It troubled me too. At least I have a pg_log_warning() message in this
case, and nothing detrimental will happen, it's just that the FREEZE
option will not be used and the message will be logged.

>
>A more robust solution would be to avoid string manipulation entirely. `pg_restore` should assemble the `COPY` command from its constituent parts (table name, column list, etc.) and then conditionally append the `WITH (FREEZE)` clause before the final `FROM stdin;`. This would decouple the feature from
>the exact string representation in the dump archive.

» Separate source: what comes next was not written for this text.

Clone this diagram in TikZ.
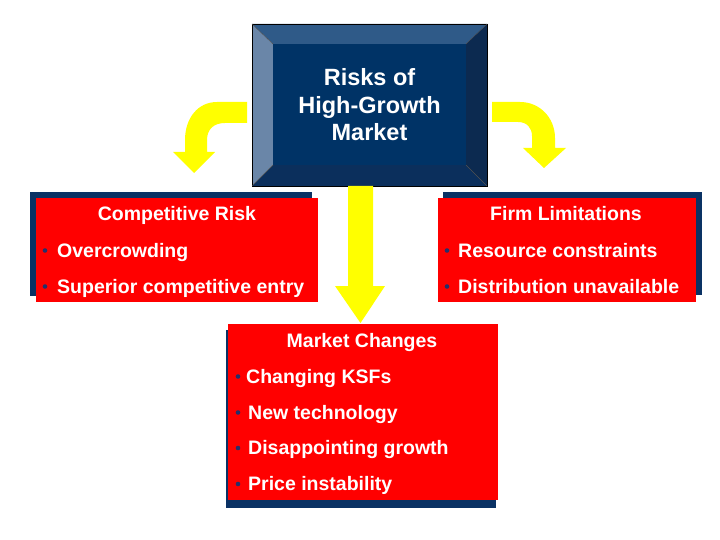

Totally agree, but this sounds impossible to implement. Unfortunately
pg_dump generates SQL commands, and pg_restore edits them and executes
them. I wouldn't know where to start to change this whole architecture.

>
>An alternative—and arguably cleaner—approach might be to shift this logic to pg_dump.

Thinking it more thoroughly, pg_dump is not the place to compose the
restoration SQL commands. The proper place is pg_restore.
I guess it's being done in pg_dump for historical reasons, but I don't
think pg_dump should complicate its commands further (e.g. by adding
WITH FREEZE), as this is a choice to make during restore.
I think I've seen more places in pg_restore that edit the
commands before executing them.

>One important consideration that needs to be highlighted in the documentation for this feature is the impact on WAL generation. `COPY ... WITH (FREEZE)` is known to generate significantly more WAL traffic because it must log the freezing of tuples, which can be a surprise for users. Maybe we can insert
>already frozen pages?

There should be no WAL traffic at all. If the transaction starts with a
TRUNCATE TABLE then COPY skips the wal completely. This gives a big
performance and stability gain when bulk-loading data, and this is what
my 2 patches try to leverage in more cases.

And as far as I can tell, if there is no TRUNCATE in the same
transaction, then pg_restore will output error like the following:

ERROR: cannot perform COPY FREEZE because the table was not created or truncated in the current subtransaction

I hope such an erroris acceptable, since the sysadmin can just remove
--freeze then and re-run the command.

>Additionally, it should be noted that the freeze option only works correctly when performing a fresh load of data into empty tables.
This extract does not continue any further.